A história da saúde pública no Brasil é marcada por luta e resistência. Durante a ditadura, milhares de brasileiros morreram por falta de atendimento básico. Em 1970, a taxa oficial de mortalidade infantil era de 92,4 óbitos por mil nascidos vivos — 56 % a mais que em 1965 —, embora estimativas históricas sugerem que os números reais podem ter sido ainda mais altos (até 128 por mil) devido à subnotificação.
Foi graças à mobilização e à luta de mulheres organizadas, junto a médicos sanitaristas e estudantes de medicina, que nasceu o Sistema Único de Saúde (SUS), uma das maiores conquistas democráticas da sociedade brasileira.
Mas, desde os anos 1990, o SUS vem sendo atacado pelo avanço do neoliberalismo. O discurso da “eficiência” abriu caminho para a criação das Organizações Sociais de Saúde (OSS) e fundações privadas que se apresentam como “sem fins lucrativos”, mas operam contratos bilionários pagos com dinheiro público. Em São Paulo, cerca de 80% da rede já está nas mãos das OSS, que drenam recursos públicos para a iniciativa privada e impõem condições de trabalho cada vez mais precárias aos profissionais.
A pandemia deixou tudo mais evidente: grande parte dos trabalhadores recebeu dos planos de saúde privados serviços de baixa qualidade, alguns com indicação de medicamentos sem eficácia comprovada e até a famigerada frase “óbito também é baixa”. Os sistemas privados tratam seus clientes a partir de uma lógica puramente financeira, onde a planilha de custos vale mais que a vida humana. Enquanto isso, foram os servidores da saúde que, em meio ao caos, lutaram para desenvolver uma vacina e atender a população, muitas vezes arriscando a própria vida.
E, cada vez mais, essa mesma lógica de mercado se reproduz nas OSS, onde a eficiência é medida por métricas e metas que não consideram o cuidado humano. O resultado é duplamente perverso: trabalhadores da saúde, sem valorização adequada, adoecendo sob pressão, e a população sendo prejudicada por um atendimento desumanizado e precarizado.
É nesse contexto que se insere a realidade de São Bernardo do Campo. A Fundação ABC, que administra boa parte da rede municipal, está sob investigação por suspeita de desvio de recursos em contratos com a prefeitura.
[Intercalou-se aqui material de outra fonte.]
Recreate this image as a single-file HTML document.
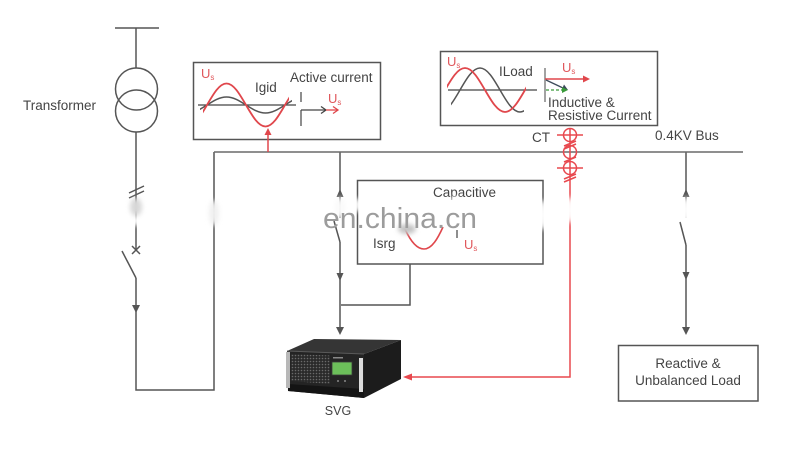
<!DOCTYPE html>
<html><head><meta charset="utf-8">
<style>
html,body{margin:0;padding:0;background:#fff;}
svg{display:block;}
text{font-family:"Liberation Sans",Arial,sans-serif;fill:#444;}
.t{font-size:13.5px;}
.r{fill:#e0585c;font-size:13px;}
</style></head><body>
<svg width="800" height="454" viewBox="0 0 800 454" xmlns="http://www.w3.org/2000/svg">
<defs>
<filter id="bl" x="-200%" y="-200%" width="500%" height="500%"><feGaussianBlur stdDeviation="2.5"/></filter>
<clipPath id="c1r"><rect x="203" y="60" width="86" height="80"/></clipPath>
<clipPath id="c1g"><rect x="200" y="60" width="92" height="80"/></clipPath>
<clipPath id="c2r"><rect x="447" y="50" width="79" height="75"/></clipPath>
<clipPath id="c2g"><rect x="451" y="50" width="73" height="75"/></clipPath>
<pattern id="mesh" width="3" height="3" patternUnits="userSpaceOnUse"><rect width="3" height="3" fill="#2a2a2a"/><circle cx="1.5" cy="1.5" r="0.8" fill="#6a6a6a"/></pattern>
</defs>

<!-- main dark lines -->
<g stroke="#555" stroke-width="1.5" fill="none">
  <line x1="115" y1="28" x2="159" y2="28"/>
  <line x1="136" y1="28" x2="136" y2="68"/>
  <circle cx="136.5" cy="89" r="21"/>
  <circle cx="136.5" cy="111" r="21"/>
  <line x1="136" y1="132" x2="136" y2="250"/>
  <line x1="129" y1="193" x2="144" y2="186"/>
  <line x1="129" y1="198" x2="144" y2="191"/>
  <line x1="132" y1="246" x2="140" y2="254"/>
  <line x1="140" y1="246" x2="132" y2="254"/>
  <line x1="122" y1="251" x2="136" y2="278"/>
  <polyline points="136,278 136,390 214,390 214,152"/>
  <line x1="340" y1="152" x2="340" y2="218"/>
  <line x1="334" y1="221" x2="340" y2="242"/>
  <line x1="340" y1="242" x2="340" y2="328"/>
  <rect x="357.5" y="180.5" width="185.5" height="83.5"/>
  <polyline points="410,264 410,305 341,305"/>
  <line x1="686" y1="152" x2="686" y2="218"/>
  <line x1="680" y1="222" x2="686" y2="245"/>
  <line x1="686" y1="245" x2="686" y2="330"/>
  <rect x="618.5" y="345.5" width="139.5" height="55.5"/>
  <rect x="193.5" y="62.5" width="187" height="77"/>
  <rect x="440.5" y="51.5" width="217" height="74"/>
</g>
<line x1="214" y1="152" x2="743" y2="152" stroke="#6a6a6a" stroke-width="1.5"/>

<g fill="#555">
  <polygon points="132,305 140,305 136,313"/>
  <polygon points="336.5,197 343.5,197 340,189"/>
  <polygon points="336.5,273 343.5,273 340,281"/>
  <polygon points="336,327 344,327 340,335"/>
  <polygon points="682.5,197 689.5,197 686,189"/>
  <polygon points="682.5,272 689.5,272 686,280"/>
  <polygon points="682,327 690,327 686,335"/>
</g>

<g stroke="#e8484e" stroke-width="1.5" fill="none">
  <polyline points="570,128 570,377 412,377"/>
  <circle cx="570" cy="135" r="6.5"/>
  <circle cx="570" cy="152" r="6.5"/>
  <circle cx="570" cy="168" r="6.5"/>
  <line x1="557" y1="135" x2="583" y2="135"/>
  <line x1="557" y1="168" x2="583" y2="168"/>
  <line x1="564" y1="146" x2="576" y2="141"/>
  <line x1="564" y1="149" x2="576" y2="144"/>
  <line x1="564" y1="162" x2="576" y2="157"/>
  <line x1="564" y1="179" x2="576" y2="174"/>
  <line x1="564" y1="182" x2="576" y2="177"/>
</g>
<polygon points="403,377 412,373.5 412,380.5" fill="#e8484e"/>

<!-- Box 1 -->
<line x1="198" y1="105" x2="296" y2="105" stroke="#444" stroke-width="1.3"/>
<path clip-path="url(#c1g)" d="M187.5 113 C194.6 113 200.6 109.1 207 105 C213.4 100.9 219.4 97 226.5 97 C233.6 97 239.6 100.9 246 105 C252.4 109.1 258.4 113 265.5 113 C272.6 113 278.6 109.1 285 105 C291.4 100.9 297.4 97 304.5 97" stroke="#555" stroke-width="1.5" fill="none"/>
<path clip-path="url(#c1r)" d="M187.5 126.5 C194.6 126.5 200.6 116 207 105 C213.4 94 219.4 83.5 226.5 83.5 C233.6 83.5 239.6 94 246 105 C252.4 116 258.4 126.5 265.5 126.5 C272.6 126.5 278.6 116 285 105 C291.4 94 297.4 83.5 304.5 83.5" stroke="#e0474c" stroke-width="1.8" fill="none"/>
<text class="r" x="201" y="78">U<tspan style="font-size:8px" dy="2">s</tspan></text>
<text class="t" x="255" y="92">Igid</text>
<text class="t" x="290" y="82">Active current</text>
<line x1="301" y1="92" x2="301" y2="102" stroke="#444" stroke-width="1.2"/>
<line x1="301" y1="110" x2="301" y2="126" stroke="#444" stroke-width="1.2"/>
<line x1="301" y1="110" x2="326" y2="110" stroke="#444" stroke-width="1.3"/>
<polyline points="321,106.5 326,110 321,113.5" stroke="#444" stroke-width="1.3" fill="none"/>
<line x1="326" y1="110" x2="338" y2="110" stroke="#e0474c" stroke-width="1.3"/>
<polyline points="333,106.5 338,110 333,113.5" stroke="#e0474c" stroke-width="1.3" fill="none"/>
<text class="r" x="328" y="103">U<tspan style="font-size:8px" dy="2">s</tspan></text>
<line x1="268" y1="152" x2="268" y2="133" stroke="#e0474c" stroke-width="1.5"/>
<polygon points="268,128 264.5,135 271.5,135" fill="#e0474c"/>

<!-- Box 2 -->
<line x1="448" y1="90" x2="537" y2="90" stroke="#444" stroke-width="1.3"/>
<path clip-path="url(#c2g)" d="M440 112 C447.2 112 453.5 101.3 460 90 C466.5 78.7 472.8 68 480 68 C487.2 68 493.5 78.7 500 90 C506.5 101.3 512.8 112 520 112 C527.2 112 533.5 101.3 540 90" stroke="#555" stroke-width="1.5" fill="none"/>
<path clip-path="url(#c2r)" d="M425 112 C432.2 112 438.5 101.3 445 90 C451.5 78.7 457.8 68 465 68 C472.2 68 478.5 78.7 485 90 C491.5 101.3 497.8 112 505 112 C512.2 112 518.5 101.3 525 90 C531.5 78.7 537.8 68 545 68" stroke="#e0474c" stroke-width="1.8" fill="none"/>
<text class="r" x="447" y="66">U<tspan style="font-size:8px" dy="2">s</tspan></text>
<text class="t" x="499" y="76">ILoad</text>
<line x1="545" y1="68" x2="545" y2="102" stroke="#555" stroke-width="1.1"/>
<line x1="545" y1="79" x2="585" y2="79" stroke="#e0474c" stroke-width="1.4"/>
<polygon points="590,79 583,75.5 583,82.5" fill="#e0474c"/>
<text class="r" x="562" y="72">U<tspan style="font-size:8px" dy="2">s</tspan></text>
<line x1="546" y1="80" x2="563" y2="88" stroke="#3c4a5a" stroke-width="1.3"/>
<polygon points="568,90 561.5,90.5 564,84.5" fill="#3c4a5a"/>
<line x1="546" y1="90" x2="563" y2="90" stroke="#3a9a3a" stroke-width="1.3" stroke-dasharray="3,2"/>
<polygon points="568,90 562,87 562,93" fill="#3a9a3a"/>
<text class="t" x="548" y="107">Inductive &amp;</text>
<text class="t" x="548" y="120">Resistive Current</text>

<text class="t" x="23" y="110">Transformer</text>
<text class="t" x="532" y="142">CT</text>
<text class="t" x="655" y="140">0.4KV Bus</text>
<text class="t" x="433" y="197">Capacitive</text>
<text class="t" x="373" y="248">Isrg</text>
<path d="M405 229 C410 240 416 249 424 249 C432 249 438 238 443 227" stroke="#e0474c" stroke-width="1.6" fill="none"/>
<line x1="457" y1="230" x2="457" y2="238" stroke="#444" stroke-width="1.2"/>
<text class="r" x="464" y="249">U<tspan style="font-size:8px" dy="2">s</tspan></text>
<text class="t" x="688" y="368" text-anchor="middle">Reactive &amp;</text>
<text class="t" x="688" y="385" text-anchor="middle">Unbalanced Load</text>
<text x="338" y="415" text-anchor="middle" style="font-size:12.5px">SVG</text>

<!-- SVG device -->
<g>
  <polygon points="287,351 314,339 401,340 364,354" fill="#353535"/>
  <polygon points="364,354 401,340 401,379 364,398" fill="#1c1c1c"/>
  <polygon points="287,351 364,354 364,398 288,391" fill="#242424"/>
  <polygon points="291,354 330,355.5 330,384 291,381" fill="url(#mesh)"/>
  <polygon points="288,384 364,389 364,398 288,391" fill="#141414"/>
  <line x1="287" y1="351" x2="364" y2="354" stroke="#5a5a5a" stroke-width="1"/>
  <rect x="286" y="352" width="4" height="36" fill="#b8b8b8"/>
  <rect x="359" y="358" width="4" height="34" fill="#dcdcdc"/>
  <rect x="332" y="362" width="20" height="13" fill="#6cbf5a" stroke="#3a3a3a" stroke-width="0.8"/>
  <rect x="333" y="357" width="10" height="1.5" fill="#888"/>
  <circle cx="338" cy="381" r="1" fill="#888"/>
  <circle cx="345" cy="381" r="1" fill="#888"/>
</g>

<!-- watermark smudges -->
<g filter="url(#bl)">
  <ellipse cx="136" cy="207" rx="6" ry="9" fill="#d8d8d8"/>
  <ellipse cx="136" cy="221" rx="5" ry="5" fill="#fff"/>
  <ellipse cx="214" cy="213" rx="5" ry="13" fill="#f0f0f0"/>
  <ellipse cx="340" cy="208" rx="5" ry="11" fill="#fafafa"/>
  <ellipse cx="358" cy="205" rx="4" ry="7" fill="#fff"/>
  <ellipse cx="455" cy="203" rx="5" ry="7" fill="#fff"/>
  <ellipse cx="543" cy="215" rx="5" ry="15" fill="#fff"/>
  <ellipse cx="570" cy="210" rx="5" ry="13" fill="#fff"/>
  <ellipse cx="686" cy="210" rx="5" ry="13" fill="#fff"/>
  <ellipse cx="407" cy="229" rx="9" ry="5" fill="#c4c4c4"/>
</g>
<text x="323" y="228" textLength="154" lengthAdjust="spacingAndGlyphs" style="font-size:29px;fill:#9c9c9c">en.china.cn</text>
</svg>
</body></html>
A denúncia escancara aquilo que os trabalhadores e trabalhadoras da saúde já sentem na pele: o modelo terceirizado não garante eficiência, nem qualidade, nem transparência — apenas alimenta esquemas e corrói o fundo público.
Por isso, no dia 28 de agosto, o SindSaúde ABC realizou uma manifestação em São Bernardo do Campo. Desde a sua criação, o sindicato se consolidou como um dos pioneiros na organização por ramo, representando não apenas uma categoria isolada, mas diversas profissões da saúde que compartilham lutas e desafios. Os trabalhadores representados pelo sindicato incluem funcionários de: hospitais privados, hospitais filantrópicos e/ou fundações, clínicas médicas e odontológicas e casas de repouso.
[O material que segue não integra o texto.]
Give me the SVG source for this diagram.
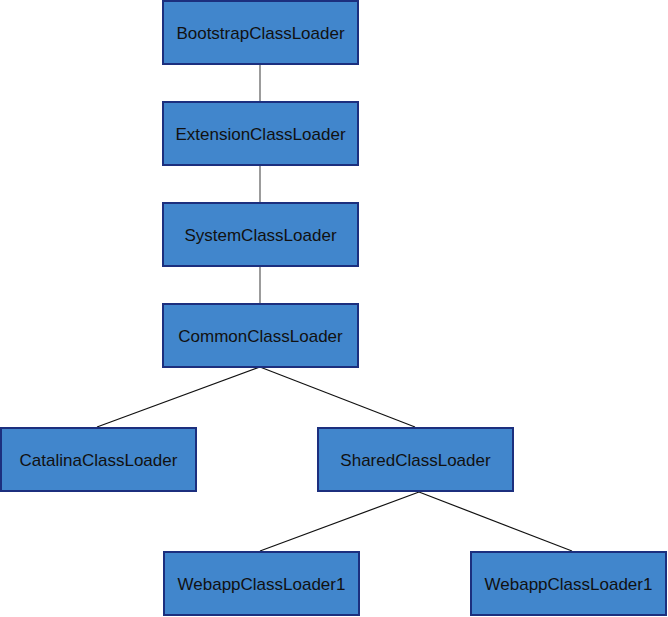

Essa abrangência fortalece o poder de negociação coletiva em busca de melhores condições de trabalho e de atendimento à população. Importante esclarecer: o sindicato não representa os servidores públicos concursados da saúde, estes representados pelo Sindserv-SBC, mas sim os profissionais contratados via Fundação ABC e em outras frentes do ramo da saúde.
Se tivermos um sistema público de saúde de fato eficiente, os planos privados não terão como lucrar. É justamente por isso que a lógica é precarizar o SUS, desmontar o serviço público e abrir espaço para a mercantilização da vida. Temos que continuar resistindo, denunciando os desvios e defendendo o SUS 100% público, universal e estatal. Saúde não é mercadoria — é direito, é vida e só a luta justa e coletiva pode garantir sua preservação.